Task instructions. Repeat everything from the first line of the listing below through the line that contains "import seaborn as sns", exactly. Leave out pictures.

[Begin Material provided]

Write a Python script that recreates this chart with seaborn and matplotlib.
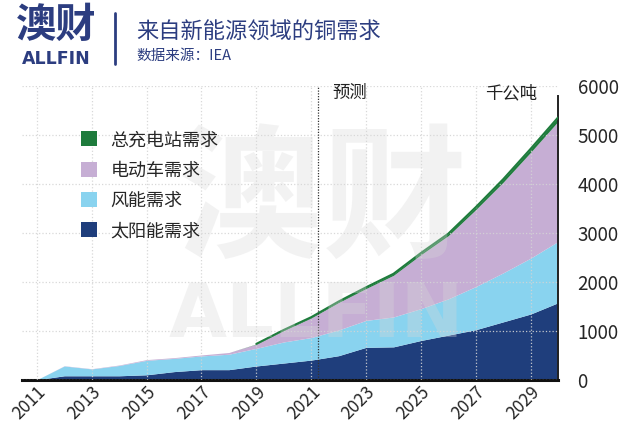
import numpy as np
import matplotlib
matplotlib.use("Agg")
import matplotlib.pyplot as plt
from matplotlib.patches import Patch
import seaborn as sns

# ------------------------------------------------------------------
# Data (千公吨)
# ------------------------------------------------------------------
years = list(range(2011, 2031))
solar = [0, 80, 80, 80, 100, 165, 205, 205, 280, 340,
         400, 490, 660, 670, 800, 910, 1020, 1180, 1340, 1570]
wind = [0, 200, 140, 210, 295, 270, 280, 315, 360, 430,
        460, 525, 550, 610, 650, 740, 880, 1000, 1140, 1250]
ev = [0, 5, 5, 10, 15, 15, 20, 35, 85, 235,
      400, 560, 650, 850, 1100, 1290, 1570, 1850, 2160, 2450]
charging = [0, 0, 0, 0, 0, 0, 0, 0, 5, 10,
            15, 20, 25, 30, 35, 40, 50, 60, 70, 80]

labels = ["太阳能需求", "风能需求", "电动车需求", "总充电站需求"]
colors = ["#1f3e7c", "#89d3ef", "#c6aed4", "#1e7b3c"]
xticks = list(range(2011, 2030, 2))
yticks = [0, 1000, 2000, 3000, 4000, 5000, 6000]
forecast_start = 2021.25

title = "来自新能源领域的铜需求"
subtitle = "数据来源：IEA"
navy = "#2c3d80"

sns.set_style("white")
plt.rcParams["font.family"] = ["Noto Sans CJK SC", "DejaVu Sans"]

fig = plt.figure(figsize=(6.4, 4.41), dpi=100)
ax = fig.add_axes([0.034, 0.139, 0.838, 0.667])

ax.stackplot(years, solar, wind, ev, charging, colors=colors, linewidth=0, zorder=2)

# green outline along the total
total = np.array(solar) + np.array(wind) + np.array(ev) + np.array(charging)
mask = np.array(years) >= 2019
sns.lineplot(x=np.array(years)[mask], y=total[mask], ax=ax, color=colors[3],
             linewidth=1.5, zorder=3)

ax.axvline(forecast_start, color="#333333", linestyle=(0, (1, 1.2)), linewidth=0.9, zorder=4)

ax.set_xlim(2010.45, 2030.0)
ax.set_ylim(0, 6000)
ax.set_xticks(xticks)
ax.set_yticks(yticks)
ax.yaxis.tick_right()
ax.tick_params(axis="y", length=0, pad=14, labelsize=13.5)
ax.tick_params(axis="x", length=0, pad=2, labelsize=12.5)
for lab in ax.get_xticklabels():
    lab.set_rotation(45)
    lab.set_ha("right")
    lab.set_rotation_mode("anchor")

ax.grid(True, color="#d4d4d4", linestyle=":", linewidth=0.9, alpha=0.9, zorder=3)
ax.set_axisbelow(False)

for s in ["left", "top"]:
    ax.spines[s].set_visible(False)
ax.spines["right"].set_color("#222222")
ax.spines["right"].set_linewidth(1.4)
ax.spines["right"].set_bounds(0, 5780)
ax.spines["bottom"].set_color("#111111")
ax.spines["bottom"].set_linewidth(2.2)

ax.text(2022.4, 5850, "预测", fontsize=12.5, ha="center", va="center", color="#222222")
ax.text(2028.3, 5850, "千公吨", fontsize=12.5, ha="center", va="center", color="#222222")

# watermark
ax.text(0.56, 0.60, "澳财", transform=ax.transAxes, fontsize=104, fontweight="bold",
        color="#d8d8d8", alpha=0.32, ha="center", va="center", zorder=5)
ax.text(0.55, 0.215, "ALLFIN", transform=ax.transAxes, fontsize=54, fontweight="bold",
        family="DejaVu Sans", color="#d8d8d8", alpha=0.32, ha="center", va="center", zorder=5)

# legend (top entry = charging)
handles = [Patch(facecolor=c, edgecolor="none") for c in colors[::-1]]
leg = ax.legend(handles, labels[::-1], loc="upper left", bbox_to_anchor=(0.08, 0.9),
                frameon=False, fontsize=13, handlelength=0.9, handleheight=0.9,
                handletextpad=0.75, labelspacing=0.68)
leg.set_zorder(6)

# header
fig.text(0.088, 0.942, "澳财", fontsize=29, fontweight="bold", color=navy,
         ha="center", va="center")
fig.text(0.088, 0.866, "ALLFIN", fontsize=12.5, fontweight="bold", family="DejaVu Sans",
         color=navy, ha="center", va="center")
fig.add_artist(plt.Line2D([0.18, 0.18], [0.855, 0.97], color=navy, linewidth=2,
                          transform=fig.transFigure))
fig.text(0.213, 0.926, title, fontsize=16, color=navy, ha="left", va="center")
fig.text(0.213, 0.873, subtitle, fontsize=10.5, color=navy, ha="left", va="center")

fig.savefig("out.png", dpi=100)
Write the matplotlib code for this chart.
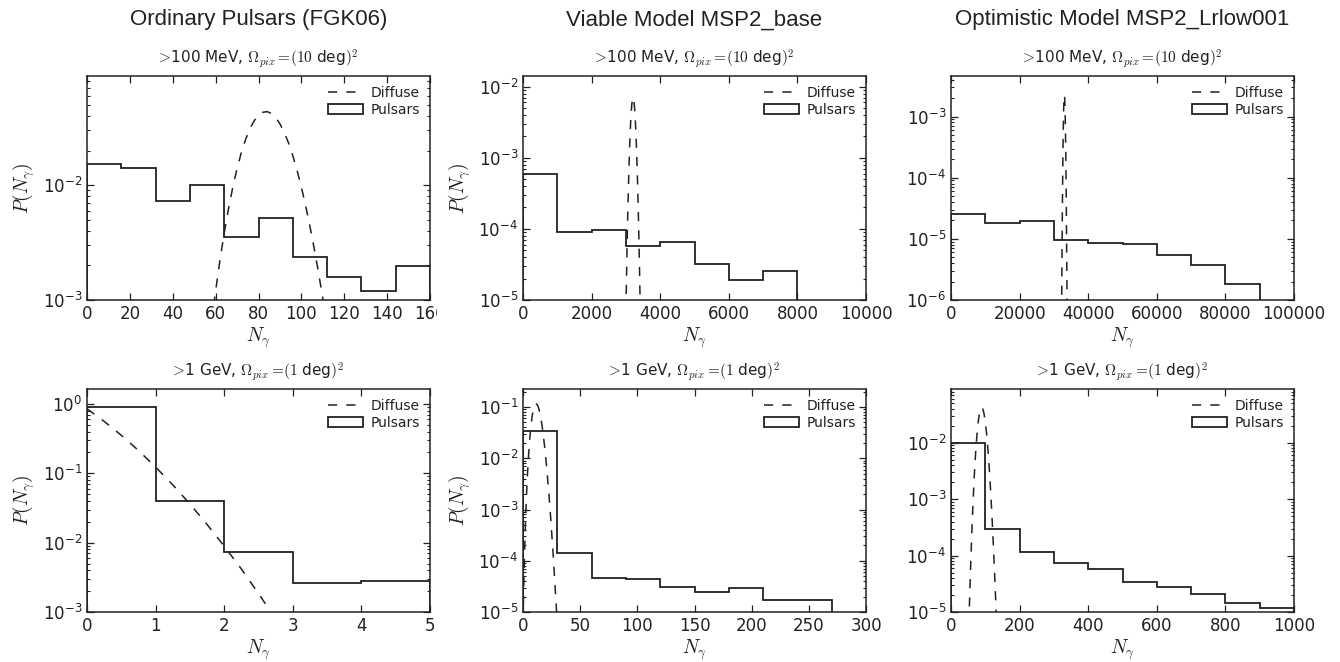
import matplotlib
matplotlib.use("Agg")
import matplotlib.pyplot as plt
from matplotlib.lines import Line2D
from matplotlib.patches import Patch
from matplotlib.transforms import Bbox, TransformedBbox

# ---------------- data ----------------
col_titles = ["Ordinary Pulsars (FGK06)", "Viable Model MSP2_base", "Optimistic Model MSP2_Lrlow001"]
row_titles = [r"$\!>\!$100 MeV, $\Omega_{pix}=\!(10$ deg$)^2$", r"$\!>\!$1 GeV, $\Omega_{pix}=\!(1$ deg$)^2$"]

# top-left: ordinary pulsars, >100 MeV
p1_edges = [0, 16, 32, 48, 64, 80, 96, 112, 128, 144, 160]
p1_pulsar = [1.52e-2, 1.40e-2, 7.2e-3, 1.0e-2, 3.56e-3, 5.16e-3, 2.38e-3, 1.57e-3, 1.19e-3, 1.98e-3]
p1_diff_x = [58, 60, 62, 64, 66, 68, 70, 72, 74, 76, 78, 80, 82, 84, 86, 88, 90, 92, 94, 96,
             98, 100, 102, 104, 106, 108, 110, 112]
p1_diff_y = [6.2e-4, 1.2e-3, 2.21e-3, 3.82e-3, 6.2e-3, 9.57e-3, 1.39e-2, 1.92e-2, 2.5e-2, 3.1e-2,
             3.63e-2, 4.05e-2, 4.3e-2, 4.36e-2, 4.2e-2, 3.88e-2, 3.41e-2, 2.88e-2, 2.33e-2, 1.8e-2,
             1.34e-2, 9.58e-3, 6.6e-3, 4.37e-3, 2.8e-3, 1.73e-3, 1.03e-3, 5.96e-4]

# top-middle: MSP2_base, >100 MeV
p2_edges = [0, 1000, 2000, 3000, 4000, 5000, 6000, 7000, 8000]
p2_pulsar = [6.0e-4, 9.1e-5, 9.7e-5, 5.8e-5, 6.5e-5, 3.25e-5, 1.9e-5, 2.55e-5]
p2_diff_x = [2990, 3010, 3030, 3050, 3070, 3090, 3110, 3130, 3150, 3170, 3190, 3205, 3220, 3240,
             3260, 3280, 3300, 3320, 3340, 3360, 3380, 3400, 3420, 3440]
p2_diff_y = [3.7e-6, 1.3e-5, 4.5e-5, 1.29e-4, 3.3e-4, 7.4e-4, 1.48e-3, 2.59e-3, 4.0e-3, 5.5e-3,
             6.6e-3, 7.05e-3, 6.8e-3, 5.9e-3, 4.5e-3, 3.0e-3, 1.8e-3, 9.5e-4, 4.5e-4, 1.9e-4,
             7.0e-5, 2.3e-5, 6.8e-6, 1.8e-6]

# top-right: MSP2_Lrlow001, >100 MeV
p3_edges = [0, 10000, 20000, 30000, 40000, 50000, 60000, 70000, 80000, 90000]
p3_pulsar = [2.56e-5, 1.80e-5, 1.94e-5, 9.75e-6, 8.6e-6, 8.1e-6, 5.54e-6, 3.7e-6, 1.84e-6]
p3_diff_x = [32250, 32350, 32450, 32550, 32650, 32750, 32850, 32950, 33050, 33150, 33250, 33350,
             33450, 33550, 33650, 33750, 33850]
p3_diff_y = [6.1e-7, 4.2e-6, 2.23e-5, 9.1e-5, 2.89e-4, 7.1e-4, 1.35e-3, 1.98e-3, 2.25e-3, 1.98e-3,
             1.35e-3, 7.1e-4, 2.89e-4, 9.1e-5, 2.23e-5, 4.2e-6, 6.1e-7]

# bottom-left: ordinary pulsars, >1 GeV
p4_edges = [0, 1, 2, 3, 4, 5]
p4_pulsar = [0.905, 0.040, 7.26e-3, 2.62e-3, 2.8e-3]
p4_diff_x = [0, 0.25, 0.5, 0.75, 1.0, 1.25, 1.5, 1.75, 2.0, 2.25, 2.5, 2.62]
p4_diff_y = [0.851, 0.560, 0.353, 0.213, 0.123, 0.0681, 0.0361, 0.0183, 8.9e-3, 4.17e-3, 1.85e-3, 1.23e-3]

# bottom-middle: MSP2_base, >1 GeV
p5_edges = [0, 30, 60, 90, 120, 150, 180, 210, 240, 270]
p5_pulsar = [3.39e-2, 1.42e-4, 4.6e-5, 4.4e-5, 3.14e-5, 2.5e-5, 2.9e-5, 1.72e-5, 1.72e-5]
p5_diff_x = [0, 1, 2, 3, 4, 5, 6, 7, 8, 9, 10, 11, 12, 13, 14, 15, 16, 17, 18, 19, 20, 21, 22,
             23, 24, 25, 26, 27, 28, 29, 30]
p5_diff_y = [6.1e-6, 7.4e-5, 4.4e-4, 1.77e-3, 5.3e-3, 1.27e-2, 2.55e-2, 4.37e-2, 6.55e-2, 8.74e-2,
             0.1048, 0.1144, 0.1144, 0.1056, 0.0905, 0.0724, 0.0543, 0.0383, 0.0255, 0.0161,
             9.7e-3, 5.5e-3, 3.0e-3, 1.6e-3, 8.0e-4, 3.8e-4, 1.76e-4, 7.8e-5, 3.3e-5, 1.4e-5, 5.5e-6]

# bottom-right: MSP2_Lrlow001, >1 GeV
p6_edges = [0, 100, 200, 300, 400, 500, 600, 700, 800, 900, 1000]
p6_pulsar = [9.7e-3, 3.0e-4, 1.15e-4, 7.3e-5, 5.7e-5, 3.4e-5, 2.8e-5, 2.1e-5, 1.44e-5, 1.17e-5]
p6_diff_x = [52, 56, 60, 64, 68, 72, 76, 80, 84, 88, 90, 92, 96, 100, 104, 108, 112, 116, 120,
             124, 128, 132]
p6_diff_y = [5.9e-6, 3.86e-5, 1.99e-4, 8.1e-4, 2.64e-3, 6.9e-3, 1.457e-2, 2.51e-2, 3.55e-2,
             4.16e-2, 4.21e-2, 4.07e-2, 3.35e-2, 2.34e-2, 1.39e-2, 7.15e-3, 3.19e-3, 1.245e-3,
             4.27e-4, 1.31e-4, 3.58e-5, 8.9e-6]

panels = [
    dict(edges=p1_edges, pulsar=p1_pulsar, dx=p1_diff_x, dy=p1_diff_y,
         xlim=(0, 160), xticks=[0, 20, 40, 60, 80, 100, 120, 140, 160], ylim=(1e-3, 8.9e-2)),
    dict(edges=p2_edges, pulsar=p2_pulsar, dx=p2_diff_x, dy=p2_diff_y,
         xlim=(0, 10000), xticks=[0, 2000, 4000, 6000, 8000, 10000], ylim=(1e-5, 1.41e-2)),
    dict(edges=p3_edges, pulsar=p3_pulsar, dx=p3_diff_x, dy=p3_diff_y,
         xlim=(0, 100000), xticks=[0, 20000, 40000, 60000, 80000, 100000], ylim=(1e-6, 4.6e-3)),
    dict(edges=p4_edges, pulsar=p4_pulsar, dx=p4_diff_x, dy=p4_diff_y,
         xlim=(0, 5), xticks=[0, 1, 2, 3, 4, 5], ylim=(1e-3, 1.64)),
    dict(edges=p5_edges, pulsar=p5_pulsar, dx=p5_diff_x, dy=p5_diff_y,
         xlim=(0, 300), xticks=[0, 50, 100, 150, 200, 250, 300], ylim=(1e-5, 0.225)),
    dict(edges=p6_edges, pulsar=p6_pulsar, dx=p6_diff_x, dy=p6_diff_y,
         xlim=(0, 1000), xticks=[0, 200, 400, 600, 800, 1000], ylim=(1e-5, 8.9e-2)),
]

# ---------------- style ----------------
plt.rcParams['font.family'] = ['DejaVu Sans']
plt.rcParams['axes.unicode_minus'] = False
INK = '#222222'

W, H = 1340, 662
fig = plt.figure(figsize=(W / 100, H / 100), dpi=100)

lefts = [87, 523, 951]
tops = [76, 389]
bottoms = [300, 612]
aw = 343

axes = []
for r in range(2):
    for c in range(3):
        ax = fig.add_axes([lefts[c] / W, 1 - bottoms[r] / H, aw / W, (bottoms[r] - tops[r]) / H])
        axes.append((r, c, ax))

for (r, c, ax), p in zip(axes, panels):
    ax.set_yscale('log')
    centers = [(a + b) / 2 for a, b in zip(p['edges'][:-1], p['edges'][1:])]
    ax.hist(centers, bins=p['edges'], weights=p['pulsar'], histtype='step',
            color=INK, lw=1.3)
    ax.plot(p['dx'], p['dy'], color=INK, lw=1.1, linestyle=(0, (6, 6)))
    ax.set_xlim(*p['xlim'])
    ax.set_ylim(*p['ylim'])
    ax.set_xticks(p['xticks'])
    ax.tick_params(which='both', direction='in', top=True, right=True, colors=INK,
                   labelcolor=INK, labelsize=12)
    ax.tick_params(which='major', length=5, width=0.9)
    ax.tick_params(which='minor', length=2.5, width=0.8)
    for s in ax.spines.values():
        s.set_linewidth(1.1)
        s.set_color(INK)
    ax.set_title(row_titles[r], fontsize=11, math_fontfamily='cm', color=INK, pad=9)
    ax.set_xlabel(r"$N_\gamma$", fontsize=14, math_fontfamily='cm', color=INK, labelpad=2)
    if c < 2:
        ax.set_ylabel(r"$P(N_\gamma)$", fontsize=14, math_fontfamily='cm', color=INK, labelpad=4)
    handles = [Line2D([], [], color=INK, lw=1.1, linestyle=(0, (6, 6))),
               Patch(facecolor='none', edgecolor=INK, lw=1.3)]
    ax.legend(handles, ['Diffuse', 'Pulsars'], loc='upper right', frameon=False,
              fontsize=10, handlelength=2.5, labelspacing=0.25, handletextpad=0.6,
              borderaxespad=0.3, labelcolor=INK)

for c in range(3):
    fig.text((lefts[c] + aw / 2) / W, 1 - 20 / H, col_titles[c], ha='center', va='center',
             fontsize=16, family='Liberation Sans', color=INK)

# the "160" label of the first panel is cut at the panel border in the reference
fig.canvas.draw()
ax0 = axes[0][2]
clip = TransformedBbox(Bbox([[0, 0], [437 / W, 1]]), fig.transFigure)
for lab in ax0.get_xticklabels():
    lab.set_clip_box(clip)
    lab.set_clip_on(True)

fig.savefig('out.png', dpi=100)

[End Material provided]

Solved problem.
Write a Python script that recreates this chart with seaborn and matplotlib.
import numpy as np
import matplotlib
matplotlib.use("Agg")
import matplotlib.pyplot as plt
from matplotlib.patches import Patch
import seaborn as sns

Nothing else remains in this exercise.